In crisis management damage control is a matter of knowing when to hold ’em, when to fold ’em, when to walk away and when to run. Don Schlitz’s lyrics in the song popularized by Kenny Rogers clarify the process perfectly. This post is a follow-up to one I wrote recently on Frank Rich’s description of “analog arrogance in a digital age.”

Having made a mistake or committed a misdeed that has been exposed, how does an individual or corporation limit the damage, manage the crisis it brings and start to repair reputation? Crisis manager Eric Dezenhall in his book Damage Control says, fix it. Explain your actions, apologize and make amends. This is what it means to be a responsible company, and public accountability is essential.

Dezenhall is noted for his in-your-face recommendations so this conciliatory approach carries extra weight with me.

He also says it’s best to act while the controversy is in its infancy. Making concessions and talking with the aggrieved early on works best, before antagonism grows and attitudes harden.

When the accusation comes from a sympathetic member of a core constituency–employee, consumer, shareholder, community member or another who is essential to the work of the corporation–Dezenhall says, deal with it. They can do the most short-term and long-term harm. This is the time to fold ’em, I think. He writes, “Don’t eat your own.” (p. 158)

He says a key challenge is to make concessions early enough to have real impact because the escalation of a crisis “does not rise at a steady 45-degree angle. It can accelerate suddenly, and often unpredictably.” (p. 159)

This recalls the handing of the recent controversy about sermons of Barack Obama’s pastor. Regardless of your opinion about them, Jeremiah Wright’s sermons on YouTube overtook the Obama campaign like wildfire. Wright’s fiery preaching was not unknown but once the YouTube spark ignited dry tinder, the wildfire exploded.

I’ve witnessed plenty of prairie wildfires growing up in the Great Plains. When a little grassfire touches a dry red cedar the tree literally explodes into a ball of flame. This creates its own wind, lifting up burning shards that carry the fire to other trees and grasslands.
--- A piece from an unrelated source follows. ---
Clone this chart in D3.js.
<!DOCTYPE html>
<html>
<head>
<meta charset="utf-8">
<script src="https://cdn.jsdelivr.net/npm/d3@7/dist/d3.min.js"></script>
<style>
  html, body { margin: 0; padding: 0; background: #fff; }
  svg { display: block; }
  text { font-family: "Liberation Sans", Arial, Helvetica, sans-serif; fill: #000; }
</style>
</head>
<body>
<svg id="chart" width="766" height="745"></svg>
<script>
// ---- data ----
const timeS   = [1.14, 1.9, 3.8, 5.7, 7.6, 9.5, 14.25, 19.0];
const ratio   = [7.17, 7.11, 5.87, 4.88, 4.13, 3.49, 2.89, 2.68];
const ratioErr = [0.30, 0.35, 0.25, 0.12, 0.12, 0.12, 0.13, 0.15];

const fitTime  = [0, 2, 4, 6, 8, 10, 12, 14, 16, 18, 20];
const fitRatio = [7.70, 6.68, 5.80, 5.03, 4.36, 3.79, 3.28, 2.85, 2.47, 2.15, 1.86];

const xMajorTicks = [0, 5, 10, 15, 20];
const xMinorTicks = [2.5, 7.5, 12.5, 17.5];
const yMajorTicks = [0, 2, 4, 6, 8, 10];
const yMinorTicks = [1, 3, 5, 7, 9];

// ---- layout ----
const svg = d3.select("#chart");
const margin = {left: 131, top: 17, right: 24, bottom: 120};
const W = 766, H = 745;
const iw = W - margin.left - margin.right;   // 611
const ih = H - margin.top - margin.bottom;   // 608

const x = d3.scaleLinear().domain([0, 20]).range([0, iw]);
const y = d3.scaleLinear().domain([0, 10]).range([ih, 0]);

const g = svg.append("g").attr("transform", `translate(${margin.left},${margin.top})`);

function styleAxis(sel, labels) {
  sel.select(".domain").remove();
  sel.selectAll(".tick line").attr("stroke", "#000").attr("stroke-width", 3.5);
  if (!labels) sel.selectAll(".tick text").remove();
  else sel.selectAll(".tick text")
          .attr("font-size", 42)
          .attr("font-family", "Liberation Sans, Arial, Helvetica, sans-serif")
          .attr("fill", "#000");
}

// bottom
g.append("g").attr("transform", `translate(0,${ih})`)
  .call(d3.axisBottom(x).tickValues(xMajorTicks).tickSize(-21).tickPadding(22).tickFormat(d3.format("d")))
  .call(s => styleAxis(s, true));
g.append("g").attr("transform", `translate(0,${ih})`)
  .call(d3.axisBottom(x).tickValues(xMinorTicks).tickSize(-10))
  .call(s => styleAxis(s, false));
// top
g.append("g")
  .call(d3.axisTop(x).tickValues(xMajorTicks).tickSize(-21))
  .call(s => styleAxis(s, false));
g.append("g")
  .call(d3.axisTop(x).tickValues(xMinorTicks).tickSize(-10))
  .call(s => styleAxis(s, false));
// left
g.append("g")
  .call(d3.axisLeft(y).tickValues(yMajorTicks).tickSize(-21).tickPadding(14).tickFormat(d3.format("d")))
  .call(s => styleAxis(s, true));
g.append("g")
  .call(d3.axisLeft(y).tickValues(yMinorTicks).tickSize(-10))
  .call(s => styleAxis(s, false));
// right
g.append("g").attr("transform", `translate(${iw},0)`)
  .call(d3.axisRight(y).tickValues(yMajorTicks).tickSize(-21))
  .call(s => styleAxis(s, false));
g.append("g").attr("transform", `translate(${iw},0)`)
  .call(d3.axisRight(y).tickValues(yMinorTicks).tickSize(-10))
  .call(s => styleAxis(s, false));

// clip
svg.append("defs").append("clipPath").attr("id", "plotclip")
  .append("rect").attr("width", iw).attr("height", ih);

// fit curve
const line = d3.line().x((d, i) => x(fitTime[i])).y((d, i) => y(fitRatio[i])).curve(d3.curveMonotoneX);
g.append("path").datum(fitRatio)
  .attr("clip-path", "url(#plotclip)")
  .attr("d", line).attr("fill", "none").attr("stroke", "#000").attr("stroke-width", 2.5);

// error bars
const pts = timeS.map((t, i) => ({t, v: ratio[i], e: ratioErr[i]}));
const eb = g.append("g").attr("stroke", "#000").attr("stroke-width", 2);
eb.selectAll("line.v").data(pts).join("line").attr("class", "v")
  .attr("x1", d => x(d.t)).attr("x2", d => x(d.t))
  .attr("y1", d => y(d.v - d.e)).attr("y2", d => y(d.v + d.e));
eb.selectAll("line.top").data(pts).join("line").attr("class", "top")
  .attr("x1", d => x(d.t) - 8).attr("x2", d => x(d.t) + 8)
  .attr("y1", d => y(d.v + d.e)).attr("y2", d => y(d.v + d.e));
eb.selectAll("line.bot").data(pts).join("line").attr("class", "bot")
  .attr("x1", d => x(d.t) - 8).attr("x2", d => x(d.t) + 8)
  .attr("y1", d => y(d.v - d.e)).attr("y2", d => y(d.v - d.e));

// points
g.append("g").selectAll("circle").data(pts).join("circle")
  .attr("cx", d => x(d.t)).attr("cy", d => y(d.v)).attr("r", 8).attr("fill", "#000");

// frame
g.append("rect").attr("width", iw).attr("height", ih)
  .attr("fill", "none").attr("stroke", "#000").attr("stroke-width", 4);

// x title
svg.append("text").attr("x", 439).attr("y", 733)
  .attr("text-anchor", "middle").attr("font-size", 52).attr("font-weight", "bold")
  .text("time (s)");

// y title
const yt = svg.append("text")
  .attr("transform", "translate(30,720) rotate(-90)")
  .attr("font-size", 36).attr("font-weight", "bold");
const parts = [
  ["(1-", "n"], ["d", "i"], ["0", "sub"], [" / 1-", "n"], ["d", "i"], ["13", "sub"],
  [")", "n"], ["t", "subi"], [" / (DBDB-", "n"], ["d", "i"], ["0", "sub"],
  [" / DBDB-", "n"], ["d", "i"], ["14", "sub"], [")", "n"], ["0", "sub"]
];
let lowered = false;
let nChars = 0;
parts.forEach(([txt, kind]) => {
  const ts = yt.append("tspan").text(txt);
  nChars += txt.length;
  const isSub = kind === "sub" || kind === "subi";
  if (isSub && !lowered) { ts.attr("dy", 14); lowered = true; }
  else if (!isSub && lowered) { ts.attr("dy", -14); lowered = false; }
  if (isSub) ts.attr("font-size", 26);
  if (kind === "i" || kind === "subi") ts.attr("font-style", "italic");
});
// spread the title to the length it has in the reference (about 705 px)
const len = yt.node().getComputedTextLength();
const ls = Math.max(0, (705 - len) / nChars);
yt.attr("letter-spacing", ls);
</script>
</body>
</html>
I’ve seen fires jump four-lane superhighways in seconds.

Barack Obama not only did the right thing, he did it supremely well. Remarkably, he wrested control of the crisis. The crisis that threatened to undo him was contained, but even his deftness, honesty and skill did not leave him unscathed.
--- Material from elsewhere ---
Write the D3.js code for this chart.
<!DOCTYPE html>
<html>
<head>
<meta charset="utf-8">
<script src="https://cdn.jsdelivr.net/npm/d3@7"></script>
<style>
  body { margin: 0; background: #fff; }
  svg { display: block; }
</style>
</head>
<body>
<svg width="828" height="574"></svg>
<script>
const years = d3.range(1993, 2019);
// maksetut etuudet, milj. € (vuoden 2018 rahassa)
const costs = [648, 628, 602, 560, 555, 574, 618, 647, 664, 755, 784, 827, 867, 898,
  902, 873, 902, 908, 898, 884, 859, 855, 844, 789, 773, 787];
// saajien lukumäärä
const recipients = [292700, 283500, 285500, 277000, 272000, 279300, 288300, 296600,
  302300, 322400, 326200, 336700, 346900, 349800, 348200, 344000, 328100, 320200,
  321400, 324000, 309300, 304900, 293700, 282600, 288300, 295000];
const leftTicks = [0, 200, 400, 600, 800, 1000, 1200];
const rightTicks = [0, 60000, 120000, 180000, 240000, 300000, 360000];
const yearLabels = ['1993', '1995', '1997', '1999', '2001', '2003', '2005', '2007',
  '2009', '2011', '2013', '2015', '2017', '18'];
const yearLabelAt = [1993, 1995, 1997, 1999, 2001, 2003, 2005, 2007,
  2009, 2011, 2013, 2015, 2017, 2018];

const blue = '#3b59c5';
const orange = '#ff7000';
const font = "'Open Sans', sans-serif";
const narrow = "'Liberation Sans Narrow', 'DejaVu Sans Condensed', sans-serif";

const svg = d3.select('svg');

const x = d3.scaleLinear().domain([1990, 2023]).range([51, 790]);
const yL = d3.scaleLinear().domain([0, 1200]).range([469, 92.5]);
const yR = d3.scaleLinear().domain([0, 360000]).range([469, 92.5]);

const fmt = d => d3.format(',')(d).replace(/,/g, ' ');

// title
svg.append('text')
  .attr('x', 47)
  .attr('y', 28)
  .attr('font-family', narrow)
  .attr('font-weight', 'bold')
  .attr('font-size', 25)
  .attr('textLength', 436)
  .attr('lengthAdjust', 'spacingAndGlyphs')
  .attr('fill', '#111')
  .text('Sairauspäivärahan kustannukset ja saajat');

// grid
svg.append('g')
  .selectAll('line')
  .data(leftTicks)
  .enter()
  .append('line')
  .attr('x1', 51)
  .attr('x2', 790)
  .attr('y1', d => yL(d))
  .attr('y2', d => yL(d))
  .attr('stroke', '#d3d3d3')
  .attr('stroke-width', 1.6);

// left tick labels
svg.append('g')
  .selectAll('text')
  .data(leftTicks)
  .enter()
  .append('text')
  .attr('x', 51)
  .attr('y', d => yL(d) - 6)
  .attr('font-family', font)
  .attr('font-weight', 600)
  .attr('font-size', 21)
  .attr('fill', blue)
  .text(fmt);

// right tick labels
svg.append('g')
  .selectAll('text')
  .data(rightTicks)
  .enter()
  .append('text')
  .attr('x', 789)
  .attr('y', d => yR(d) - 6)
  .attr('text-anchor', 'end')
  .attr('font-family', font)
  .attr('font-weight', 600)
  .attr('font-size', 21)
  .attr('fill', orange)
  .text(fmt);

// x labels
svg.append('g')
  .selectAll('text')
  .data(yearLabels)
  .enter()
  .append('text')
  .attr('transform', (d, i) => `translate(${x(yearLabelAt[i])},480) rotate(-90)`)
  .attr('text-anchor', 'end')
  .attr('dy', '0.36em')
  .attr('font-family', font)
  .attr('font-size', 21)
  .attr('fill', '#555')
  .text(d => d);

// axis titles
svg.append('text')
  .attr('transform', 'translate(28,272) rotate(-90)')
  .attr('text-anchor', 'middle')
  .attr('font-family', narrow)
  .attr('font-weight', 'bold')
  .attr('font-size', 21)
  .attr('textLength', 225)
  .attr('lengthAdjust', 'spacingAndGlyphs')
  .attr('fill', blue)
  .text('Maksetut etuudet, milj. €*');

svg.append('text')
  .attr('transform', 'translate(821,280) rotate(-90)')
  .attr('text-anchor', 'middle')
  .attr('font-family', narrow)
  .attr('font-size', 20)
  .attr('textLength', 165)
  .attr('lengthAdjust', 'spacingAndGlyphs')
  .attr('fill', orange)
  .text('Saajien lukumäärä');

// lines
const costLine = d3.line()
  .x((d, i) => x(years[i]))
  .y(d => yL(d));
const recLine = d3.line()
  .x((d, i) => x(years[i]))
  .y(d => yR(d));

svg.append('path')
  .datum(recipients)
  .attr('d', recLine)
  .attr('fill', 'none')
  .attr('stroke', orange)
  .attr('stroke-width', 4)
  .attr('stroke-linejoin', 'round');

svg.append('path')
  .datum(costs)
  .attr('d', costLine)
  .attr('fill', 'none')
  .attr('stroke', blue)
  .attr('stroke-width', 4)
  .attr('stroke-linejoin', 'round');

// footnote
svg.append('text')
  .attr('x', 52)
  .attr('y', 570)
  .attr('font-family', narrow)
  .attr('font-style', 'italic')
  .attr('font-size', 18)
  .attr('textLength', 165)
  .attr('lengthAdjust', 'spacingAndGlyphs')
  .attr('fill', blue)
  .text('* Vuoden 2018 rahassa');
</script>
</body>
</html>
In a bit of descriptive inelegance Dezenhall says, “In a category five crapstorm, make no mistake about it: The crisis is controlling you.” (p. 47) I prefer my analogy to Dezenhall’s, but the point’s the same.

Obama risked damage within his own constituency as well as in the wider audience. The folks who care most are also most outraged when things go south. If they feel betrayed and their outrage takes over there is no more powerful emotion, Dezenhall says.

Obama took a direct hit but he did not “eat his own.” Instead, he took a risk and talked about race and its importance to all of us and in doing so mitigated further risk. Further, he did not attempt to spin his audience. Dezenhall says you can’t spin an audience that doesn’t want to be spun and angry supporters don’t want spin. My own observation is they want truth, and if they feel they’re being handled, they want blood.

If it comes to this point, it’s time to run because you’re no longer in position to explain, apologize or ameliorate. You’d best duck and get out of the room because the roof is about to come down on your head. So, if possible it’s clearly better to fix things before they devolve to this point.

It comes down to this: you need to know when to hold ’em, when to fold ’em, when to walk away, or when to run.